*WORK INSTRUCTIONS:*
Note each line of the listing that contains the string "this", and copy it.

══ DATASET ENTRIES

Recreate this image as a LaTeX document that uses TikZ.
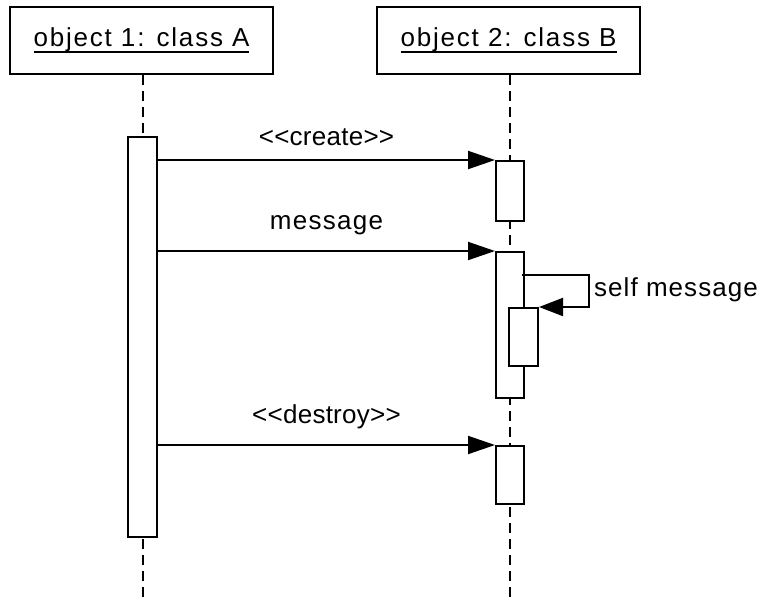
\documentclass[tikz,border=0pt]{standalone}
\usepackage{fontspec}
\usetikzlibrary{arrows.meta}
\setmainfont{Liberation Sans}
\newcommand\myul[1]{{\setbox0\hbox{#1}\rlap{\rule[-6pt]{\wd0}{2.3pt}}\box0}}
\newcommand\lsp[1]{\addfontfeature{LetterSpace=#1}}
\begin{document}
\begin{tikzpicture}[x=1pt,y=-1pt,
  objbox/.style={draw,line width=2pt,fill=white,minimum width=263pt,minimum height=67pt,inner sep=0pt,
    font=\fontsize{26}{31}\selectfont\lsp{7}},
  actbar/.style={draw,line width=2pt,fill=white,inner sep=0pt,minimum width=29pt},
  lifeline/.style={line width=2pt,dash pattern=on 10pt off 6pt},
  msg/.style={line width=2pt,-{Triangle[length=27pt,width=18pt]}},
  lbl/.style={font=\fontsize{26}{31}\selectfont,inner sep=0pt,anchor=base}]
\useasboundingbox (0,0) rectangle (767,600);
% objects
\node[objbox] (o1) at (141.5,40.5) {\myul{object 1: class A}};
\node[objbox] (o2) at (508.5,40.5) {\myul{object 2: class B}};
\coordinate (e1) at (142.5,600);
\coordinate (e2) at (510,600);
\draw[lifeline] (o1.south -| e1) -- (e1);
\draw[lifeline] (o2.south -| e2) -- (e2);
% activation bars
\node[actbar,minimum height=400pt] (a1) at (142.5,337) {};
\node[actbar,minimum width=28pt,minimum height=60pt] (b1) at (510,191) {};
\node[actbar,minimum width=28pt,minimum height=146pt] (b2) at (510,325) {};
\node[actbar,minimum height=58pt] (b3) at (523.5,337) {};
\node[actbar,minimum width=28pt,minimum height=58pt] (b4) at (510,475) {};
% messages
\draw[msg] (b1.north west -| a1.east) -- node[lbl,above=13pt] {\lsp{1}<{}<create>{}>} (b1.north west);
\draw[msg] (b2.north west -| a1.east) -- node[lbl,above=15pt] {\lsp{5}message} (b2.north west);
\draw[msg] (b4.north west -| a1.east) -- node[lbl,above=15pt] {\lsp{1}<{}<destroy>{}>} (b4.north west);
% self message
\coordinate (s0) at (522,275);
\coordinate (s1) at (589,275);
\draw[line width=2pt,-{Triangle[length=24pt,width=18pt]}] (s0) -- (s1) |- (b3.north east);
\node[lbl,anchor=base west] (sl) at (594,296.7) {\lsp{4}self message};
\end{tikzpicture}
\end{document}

════
══ DATASET ENTRIES

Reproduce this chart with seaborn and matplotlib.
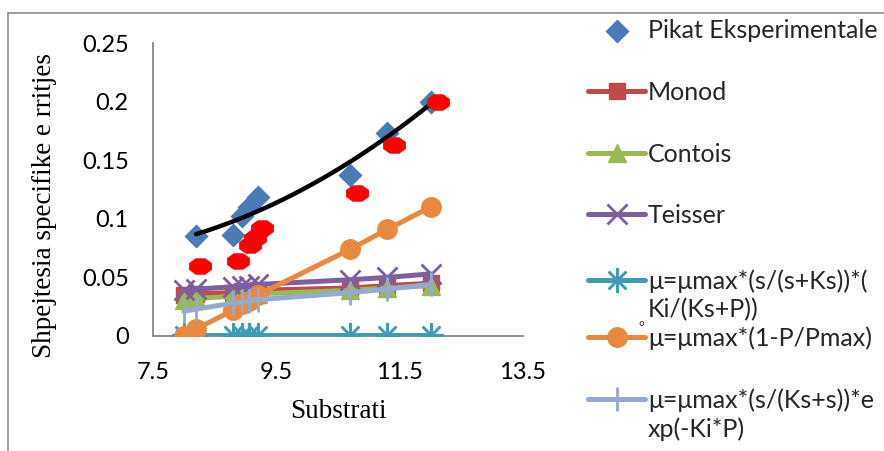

════

*FULL SOLUTION:*
Recreate this image as a LaTeX document that uses TikZ.
Reproduce this chart with seaborn and matplotlib.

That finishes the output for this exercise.